====== Supplied information
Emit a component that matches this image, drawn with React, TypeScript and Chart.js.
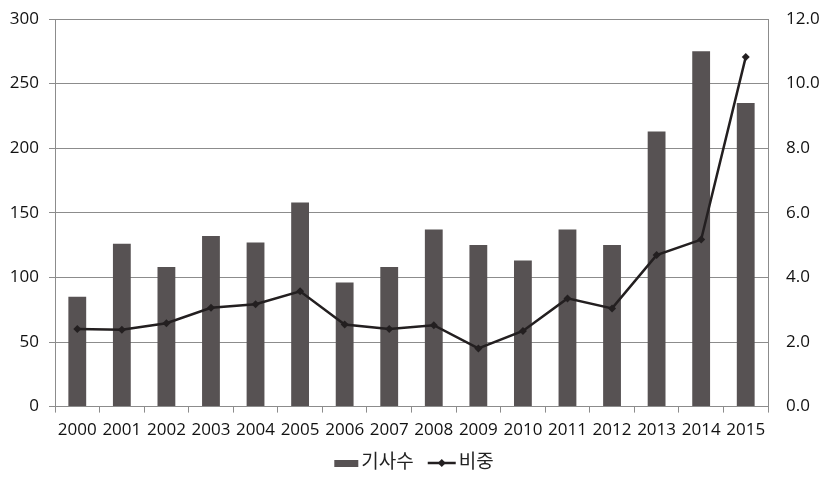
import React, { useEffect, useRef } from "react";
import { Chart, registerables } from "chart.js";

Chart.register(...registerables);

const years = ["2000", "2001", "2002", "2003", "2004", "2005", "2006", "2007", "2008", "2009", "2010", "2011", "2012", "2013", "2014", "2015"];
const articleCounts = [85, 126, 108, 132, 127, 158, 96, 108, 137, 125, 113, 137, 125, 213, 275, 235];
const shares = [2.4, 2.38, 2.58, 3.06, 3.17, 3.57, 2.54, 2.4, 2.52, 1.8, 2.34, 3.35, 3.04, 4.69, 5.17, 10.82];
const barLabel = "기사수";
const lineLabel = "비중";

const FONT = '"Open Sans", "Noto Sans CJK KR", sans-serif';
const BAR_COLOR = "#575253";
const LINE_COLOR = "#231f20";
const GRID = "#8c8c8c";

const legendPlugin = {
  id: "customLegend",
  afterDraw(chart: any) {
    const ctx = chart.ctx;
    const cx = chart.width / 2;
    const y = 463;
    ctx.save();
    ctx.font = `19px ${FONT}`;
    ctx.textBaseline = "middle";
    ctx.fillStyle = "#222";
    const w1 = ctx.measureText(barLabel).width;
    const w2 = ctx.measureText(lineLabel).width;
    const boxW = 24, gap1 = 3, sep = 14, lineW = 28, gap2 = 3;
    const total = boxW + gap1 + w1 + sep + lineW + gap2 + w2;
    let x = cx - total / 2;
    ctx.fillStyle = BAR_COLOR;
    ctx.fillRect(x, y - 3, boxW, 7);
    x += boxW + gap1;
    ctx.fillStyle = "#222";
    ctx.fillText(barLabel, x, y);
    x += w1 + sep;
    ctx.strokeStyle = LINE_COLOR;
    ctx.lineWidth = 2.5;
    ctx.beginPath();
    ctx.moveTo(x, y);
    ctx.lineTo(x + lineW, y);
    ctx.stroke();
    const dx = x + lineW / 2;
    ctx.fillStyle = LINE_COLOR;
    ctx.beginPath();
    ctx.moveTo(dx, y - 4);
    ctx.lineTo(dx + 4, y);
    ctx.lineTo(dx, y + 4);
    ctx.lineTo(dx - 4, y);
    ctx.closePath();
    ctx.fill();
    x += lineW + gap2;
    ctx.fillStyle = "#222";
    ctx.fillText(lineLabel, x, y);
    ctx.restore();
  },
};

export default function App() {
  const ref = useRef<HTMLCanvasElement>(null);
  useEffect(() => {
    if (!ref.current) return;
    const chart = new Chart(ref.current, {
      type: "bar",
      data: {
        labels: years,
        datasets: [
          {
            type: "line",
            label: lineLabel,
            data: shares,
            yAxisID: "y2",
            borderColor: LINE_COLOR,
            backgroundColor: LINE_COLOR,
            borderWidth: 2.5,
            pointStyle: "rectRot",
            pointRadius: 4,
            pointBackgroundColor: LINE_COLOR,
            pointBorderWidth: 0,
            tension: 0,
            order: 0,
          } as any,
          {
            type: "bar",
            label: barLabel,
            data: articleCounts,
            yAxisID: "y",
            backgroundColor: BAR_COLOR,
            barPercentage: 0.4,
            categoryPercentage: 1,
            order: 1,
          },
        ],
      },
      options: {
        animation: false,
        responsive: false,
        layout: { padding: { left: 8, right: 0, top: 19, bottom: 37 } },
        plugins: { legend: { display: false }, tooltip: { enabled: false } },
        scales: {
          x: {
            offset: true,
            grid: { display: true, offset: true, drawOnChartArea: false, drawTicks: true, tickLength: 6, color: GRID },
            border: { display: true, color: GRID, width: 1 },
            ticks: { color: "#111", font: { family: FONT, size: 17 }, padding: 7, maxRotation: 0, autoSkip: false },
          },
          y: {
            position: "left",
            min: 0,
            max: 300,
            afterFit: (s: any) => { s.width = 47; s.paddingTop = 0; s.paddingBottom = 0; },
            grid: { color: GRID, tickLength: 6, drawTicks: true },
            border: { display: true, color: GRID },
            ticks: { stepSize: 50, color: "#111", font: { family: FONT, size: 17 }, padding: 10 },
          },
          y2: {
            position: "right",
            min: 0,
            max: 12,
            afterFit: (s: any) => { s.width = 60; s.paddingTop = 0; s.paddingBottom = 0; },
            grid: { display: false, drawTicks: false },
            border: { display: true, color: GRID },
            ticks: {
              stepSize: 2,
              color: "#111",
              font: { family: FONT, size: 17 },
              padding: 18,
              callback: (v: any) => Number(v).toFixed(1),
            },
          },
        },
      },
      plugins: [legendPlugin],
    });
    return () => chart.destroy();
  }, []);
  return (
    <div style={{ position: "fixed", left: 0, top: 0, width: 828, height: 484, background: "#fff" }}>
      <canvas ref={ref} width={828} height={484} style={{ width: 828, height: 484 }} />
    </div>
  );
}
============
Write out, word for word, the lines from the start of the data through the one holding "Chart.register(...registerables);". Omit pictures.

*Exercise output*:
Emit a component that matches this image, drawn with React, TypeScript and Chart.js.
import React, { useEffect, useRef } from "react";
import { Chart, registerables } from "chart.js";

Chart.register(...registerables);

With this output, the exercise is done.